This past August, without a warning, DiPolo received a photocopied letter that terminated his 35 years of work with the IVIC. Twenty-six other leading scientists, all of them formally retired but who continued conducting research and mentoring younger professionals, were asked to go for good.
“We can't keep this situation much longer, from a labor perspective, allowing people who are already retired to continue to enjoy some privileges,” said Ángel Viloria, IVIC's new director and a supporter of President Hugo Chávez. “That is a benefit that shouldn't exist. It doesn't match with our government's norms.”
But critics of the measure say DiPolo and others were targeted for not being supporters of Chávez and were let go simply for political reasons.

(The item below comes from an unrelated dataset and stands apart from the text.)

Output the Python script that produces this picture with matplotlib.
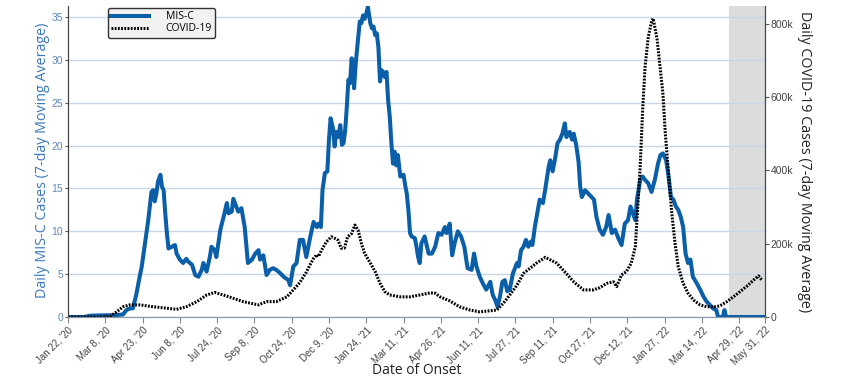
import pandas as pd
import matplotlib.pyplot as plt
import matplotlib.ticker as mticker

plt.rcParams["font.family"] = ["Open Sans", "DejaVu Sans"]

# Days since Jan 22, 2020 and 7-day average of MIS-C cases
misc_days = [0, 20, 27, 45, 56, 68, 72, 76, 80, 84, 88, 91, 95, 99, 103, 105, 107, 109,
             111, 114, 116, 118, 120, 122, 124, 128, 132, 134, 138, 142, 146, 148, 153,
             157, 161, 165, 167, 171, 175, 177, 181, 183, 188, 192, 196, 198, 202, 204,
             206, 210, 214, 218, 222, 227, 231, 235, 237, 241, 245, 249, 253, 257, 262,
             266, 272, 274, 278, 282, 286, 290, 294, 299, 303, 307, 309, 312, 314, 317,
             320, 322, 324, 327, 329, 331, 333, 336, 338, 340, 342, 344, 346, 348, 350,
             352, 353, 355, 358, 360, 362, 364, 366, 368, 370, 373, 375, 377, 379, 381,
             383, 385, 387, 389, 391, 393, 395, 397, 399, 401, 403, 405, 407, 410, 414,
             416, 418, 420, 422, 424, 428, 430, 432, 434, 436, 440, 443, 445, 449, 453,
             457, 461, 465, 467, 469, 471, 474, 477, 481, 485, 489, 493, 498, 501, 504,
             508, 512, 516, 521, 524, 527, 530, 533, 536, 539, 542, 545, 549, 554, 556,
             559, 562, 565, 568, 571, 573, 576, 579, 582, 586, 589, 593, 595, 598, 601,
             604, 607, 610, 613, 615, 619, 622, 624, 627, 630, 632, 634, 638, 642, 646,
             649, 652, 656, 660, 664, 667, 671, 675, 679, 683, 687, 691, 694, 697, 700,
             702, 706, 709, 712, 716, 720, 724, 728, 731, 734, 738, 741, 744, 747, 750,
             753, 756, 759, 762, 765, 768, 771, 776, 780, 784, 788, 792, 796, 800, 802,
             808, 810, 812, 860]
misc_cases = [0, 0, 0.15, 0.2, 0.2, 0.3, 0.8, 1.0, 1.0, 2.5, 4.5, 5.9, 8.6, 11.3, 14.6,
              14.8, 13.5, 14.4, 15.8, 16.6, 15.2, 14.8, 12.1, 9.8, 8.0, 8.2, 8.4, 7.4, 6.7,
              6.3, 6.8, 6.5, 6.1, 4.9, 4.7, 5.5, 6.3, 5.3, 7.0, 8.2, 7.8, 7.0, 10.2, 11.7,
              13.3, 12.1, 12.3, 13.8, 13.3, 12.3, 12.7, 10.5, 6.3, 6.7, 7.4, 7.8, 6.7, 7.2,
              4.9, 5.5, 5.7, 5.5, 5.1, 4.7, 4.3, 3.7, 5.9, 6.3, 9.0, 9.0, 7.0, 9.4, 11.1,
              10.5, 10.9, 10.5, 14.8, 16.8, 17.0, 20.7, 23.2, 22.0, 19.9, 21.6, 21.0, 22.4,
              20.1, 20.3, 21.8, 24.5, 27.7, 27.3, 30.2, 27.8, 26.7, 29.6, 32.5, 34.5, 34.3,
              35.2, 34.8, 35.4, 36.2, 34.3, 33.7, 33.9, 32.9, 33.1, 31.5, 27.5, 28.8, 28.6,
              28.0, 28.6, 25.3, 23.4, 20.3, 17.9, 19.3, 17.7, 18.9, 16.4, 16.6, 15.4, 14.4,
              12.5, 9.8, 9.4, 9.2, 8.2, 7.0, 6.3, 8.6, 9.4, 8.2, 7.4, 7.4, 8.2, 9.8, 9.6,
              10.5, 9.8, 10.2, 10.9, 7.2, 8.6, 10.0, 9.4, 8.2, 5.7, 5.5, 7.4, 5.9, 4.7, 3.9,
              3.2, 4.1, 2.6, 2.0, 1.2, 2.4, 4.1, 4.3, 3.0, 3.2, 5.1, 6.3, 5.9, 7.8, 8.2,
              9.0, 8.2, 8.8, 8.4, 10.5, 12.1, 13.7, 13.3, 15.0, 17.5, 18.3, 17.0, 18.5,
              20.3, 20.7, 21.4, 22.6, 21.0, 21.6, 20.7, 21.4, 20.1, 18.1, 15.2, 14.0, 14.8,
              14.4, 14.0, 13.7, 11.7, 10.2, 9.6, 10.5, 11.9, 9.8, 10.2, 9.2, 8.4, 10.9,
              11.3, 12.9, 12.1, 11.3, 13.7, 16.0, 16.4, 16.0, 15.6, 14.6, 16.0, 17.9, 18.9,
              19.1, 18.3, 16.4, 14.0, 13.7, 12.9, 12.5, 11.7, 10.5, 7.4, 6.3, 6.7, 4.7, 3.9,
              3.2, 2.4, 1.8, 1.4, 1.0, 0.8, 0, 0, 0.8, 0, 0]

# Days since Jan 22, 2020 and 7-day average of COVID-19 cases (thousands)
covid_days = [0, 40, 52, 60, 68, 76, 89, 105, 122, 134, 146, 159, 171, 181, 192, 204, 216,
              235, 245, 257, 270, 278, 286, 290, 294, 298, 303, 307, 309, 313, 319, 325,
              329, 333, 337, 341, 345, 350, 354, 358, 362, 366, 373, 379, 385, 391, 397,
              410, 422, 434, 447, 453, 459, 471, 483, 496, 508, 529, 537, 545, 554, 562,
              570, 578, 589, 595, 603, 611, 624, 636, 648, 656, 665, 673, 677, 683, 689,
              695, 700, 702, 706, 709, 712, 716, 720, 722, 724, 727, 730, 734, 737, 741,
              745, 749, 753, 759, 765, 772, 780, 788, 798, 804, 813, 821, 829, 837, 846,
              852, 856]
covid_cases_k = [0, 0, 2, 14, 28, 33, 33, 28, 24, 21, 28, 42, 60, 67, 60, 51, 42, 33, 42,
                 42, 55, 74, 94, 108, 122, 140, 160, 170, 165, 183, 206, 219, 215, 210,
                 188, 188, 219, 228, 251, 237, 201, 174, 147, 124, 92, 69, 60, 55, 55, 60,
                 66, 65, 55, 44, 28, 19, 14, 19, 37, 60, 87, 119, 133, 147, 163, 156, 147,
                 128, 96, 74, 74, 80, 92, 96, 83, 115, 124, 147, 192, 265, 410, 565, 683,
                 765, 806, 815, 792, 756, 693, 611, 501, 392, 283, 201, 137, 92, 65, 46,
                 33, 28, 28, 30, 42, 55, 69, 83, 101, 112, 101]

tick_labels = ["Jan 22, '20", "Mar 8, '20", "Apr 23, '20", "Jun 8, '20", "Jul 24, '20",
               "Sep 8, '20", "Oct 24, '20", "Dec 9, '20", "Jan 24, '21", "Mar 11, '21",
               "Apr 26, '21", "Jun 11, '21", "Jul 27, '21", "Sep 11, '21", "Oct 27, '21",
               "Dec 12, '21", "Jan 27, '22", "Mar 14, '22", "Apr 29, '22", "May 31, '22"]

shade_start = "2022-04-17"
shade_end = "2022-05-31"

start = pd.Timestamp("2020-01-22")
misc_dates = start + pd.to_timedelta(misc_days, unit="D")
covid_dates = start + pd.to_timedelta(covid_days, unit="D")
tick_dates = pd.to_datetime(tick_labels, format="%b %d, '%y")

blue = "#0b5ea8"
tick_font = ["Liberation Sans", "DejaVu Sans"]

fig = plt.figure(figsize=(8.5, 3.79), dpi=100)
ax = fig.add_axes([0.08, 0.1636, 0.82, 0.8205])
ax2 = ax.twinx()

ax.axvspan(pd.Timestamp(shade_start), pd.Timestamp(shade_end), color="#dcdcdc",
           zorder=0.2, lw=0)
ax.set_axisbelow(True)
ax.grid(axis="y", color="#c9d6e3", linewidth=1)

ax.plot(misc_dates, misc_cases, color=blue, linewidth=2.9, solid_joinstyle="round",
        label="MIS-C")
ax2.plot(covid_dates, [v * 1000 for v in covid_cases_k], color="black", linewidth=2.2,
         linestyle=(0, (0.6, 0.45)), label="COVID-19")

ax.set_xlim(tick_dates[0], tick_dates[-1])
ax.set_ylim(0, 36.3)
ax2.set_ylim(0, 849000)

ax.set_xticks(tick_dates)
ax.set_xticklabels(tick_labels, rotation=45, ha="right", rotation_mode="anchor",
                   fontsize=7, color="#444444", family=tick_font)
ax.set_yticks(range(0, 36, 5))
ax.tick_params(axis="y", labelsize=7.5, labelcolor="#6088b8", color="#555555", length=2,
               pad=1.5)
ax.tick_params(axis="x", color="#888888", length=4, pad=2)
for lab in ax.get_yticklabels():
    lab.set_family(tick_font)

ax2.set_yticks(range(0, 800001, 200000))
ax2.yaxis.set_major_formatter(mticker.FuncFormatter(
    lambda v, p: "0" if v == 0 else f"{int(v / 1000)}k"))
ax2.tick_params(axis="y", labelsize=7.5, labelcolor="#444444", color="#555555", length=3,
                pad=1)
for lab in ax2.get_yticklabels():
    lab.set_family(tick_font)

for a in (ax, ax2):
    a.spines["top"].set_visible(False)
    a.spines["left"].set_color("#444444")
    a.spines["right"].set_color("#444444")
    a.spines["bottom"].set_color("#8a99a8")

ax.set_ylabel("Daily MIS-C Cases (7-day Moving Average)", fontsize=10.3, color="#3a77bd",
              va="center", ha="center")
ax.yaxis.set_label_coords(-0.0366, 0.505)
ax2.set_ylabel("Daily COVID-19 Cases (7-day Moving Average)", fontsize=10.3,
               color="#222222", rotation=270, va="center", ha="center")
ax2.yaxis.set_label_coords(1.056, 0.5)
ax.set_xlabel("Date of Onset", fontsize=10, color="#222222", va="center")
ax.xaxis.set_label_coords(0.5, -0.172)

h1, l1 = ax.get_legend_handles_labels()
h2, l2 = ax2.get_legend_handles_labels()
leg = ax2.legend(h1 + h2, l1 + l2, loc="upper left", bbox_to_anchor=(0.057, 0.995),
                 borderaxespad=0, fontsize=7.5, handlelength=3.6, frameon=True,
                 fancybox=True, facecolor="#f2f2f2", edgecolor="#333333", framealpha=1,
                 labelspacing=0.1, borderpad=0.35, handletextpad=1.6)
leg.get_frame().set_linewidth(1)

plt.savefig("out.png", dpi=100)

IVIC now joins other important but ideologically and financially embattled institutions in the country, such as the Universidad Central de Venezuela, which are being pressured into adopting the party line under President Chávez.
A recent article in Newsweek magazine looks at Venezuela’s talent drain, which has accelerated in the last couple of years and is driving away students, intellectuals and professionals. “The Bolivarian Diaspora” is indeed an apt name for it.

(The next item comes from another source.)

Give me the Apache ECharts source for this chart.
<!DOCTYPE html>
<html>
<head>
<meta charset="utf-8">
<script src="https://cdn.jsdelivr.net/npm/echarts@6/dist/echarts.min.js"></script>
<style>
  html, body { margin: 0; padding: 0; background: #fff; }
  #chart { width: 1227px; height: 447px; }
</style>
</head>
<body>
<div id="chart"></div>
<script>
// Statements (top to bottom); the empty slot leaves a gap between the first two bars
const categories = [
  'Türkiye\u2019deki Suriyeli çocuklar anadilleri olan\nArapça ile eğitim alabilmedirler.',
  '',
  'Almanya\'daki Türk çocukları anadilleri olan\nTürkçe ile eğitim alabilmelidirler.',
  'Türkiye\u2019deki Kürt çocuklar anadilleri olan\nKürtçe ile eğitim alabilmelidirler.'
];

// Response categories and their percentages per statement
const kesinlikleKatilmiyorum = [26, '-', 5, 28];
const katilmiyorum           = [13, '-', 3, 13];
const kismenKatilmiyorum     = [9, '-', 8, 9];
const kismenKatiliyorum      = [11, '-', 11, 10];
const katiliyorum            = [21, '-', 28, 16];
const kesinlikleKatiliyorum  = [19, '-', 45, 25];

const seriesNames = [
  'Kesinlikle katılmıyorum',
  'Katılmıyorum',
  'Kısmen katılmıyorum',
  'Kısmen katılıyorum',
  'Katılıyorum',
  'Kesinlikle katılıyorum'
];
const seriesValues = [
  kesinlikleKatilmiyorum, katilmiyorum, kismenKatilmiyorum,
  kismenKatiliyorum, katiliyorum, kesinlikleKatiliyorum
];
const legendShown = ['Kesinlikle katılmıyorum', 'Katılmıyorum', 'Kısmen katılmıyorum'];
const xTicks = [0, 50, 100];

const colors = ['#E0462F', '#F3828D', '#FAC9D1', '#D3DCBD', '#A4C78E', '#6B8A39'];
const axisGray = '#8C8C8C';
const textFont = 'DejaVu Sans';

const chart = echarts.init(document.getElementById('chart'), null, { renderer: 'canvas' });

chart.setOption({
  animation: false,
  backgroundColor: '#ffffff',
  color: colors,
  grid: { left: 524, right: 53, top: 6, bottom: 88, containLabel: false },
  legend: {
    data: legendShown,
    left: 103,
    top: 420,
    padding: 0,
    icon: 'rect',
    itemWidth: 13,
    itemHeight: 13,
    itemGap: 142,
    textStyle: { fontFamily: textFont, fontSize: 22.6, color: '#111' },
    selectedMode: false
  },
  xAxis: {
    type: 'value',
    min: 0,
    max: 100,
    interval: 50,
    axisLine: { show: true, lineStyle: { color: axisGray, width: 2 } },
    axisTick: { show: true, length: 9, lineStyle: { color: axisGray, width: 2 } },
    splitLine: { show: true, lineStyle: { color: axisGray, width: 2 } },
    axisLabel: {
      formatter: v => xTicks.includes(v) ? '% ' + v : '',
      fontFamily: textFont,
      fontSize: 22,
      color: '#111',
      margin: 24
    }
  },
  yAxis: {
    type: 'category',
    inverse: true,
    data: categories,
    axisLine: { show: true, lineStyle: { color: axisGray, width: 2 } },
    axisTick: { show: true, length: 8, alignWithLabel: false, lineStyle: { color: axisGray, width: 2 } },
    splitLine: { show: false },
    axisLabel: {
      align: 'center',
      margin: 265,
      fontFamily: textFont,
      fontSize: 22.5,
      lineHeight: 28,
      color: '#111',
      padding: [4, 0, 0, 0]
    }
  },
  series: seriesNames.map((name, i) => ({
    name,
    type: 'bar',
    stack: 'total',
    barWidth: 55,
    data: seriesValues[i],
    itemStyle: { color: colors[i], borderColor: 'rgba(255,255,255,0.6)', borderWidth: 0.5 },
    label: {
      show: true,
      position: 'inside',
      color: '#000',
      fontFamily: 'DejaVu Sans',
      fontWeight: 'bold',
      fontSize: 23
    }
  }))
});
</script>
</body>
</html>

As a man in his late 60s, DiPolo may not have the chance or the opportunities to start a new life or career elsewhere. But he has decided to challenge the decision. If successful it could affect the legacy of almost 30 of Venezuela’s top scientists. Jesse Chacón, the minister of science, technology and intermediary industry has agreed to meet with the disgruntled researchers, but “only to chat about science,” he has declared.
*Ruxandra Guidi is a contributing blogger to americasquarterly.org. She is an independent journalist based in Austin, Texas, and her work can be found at Fonografia Collective (http://fonografiacollective.com).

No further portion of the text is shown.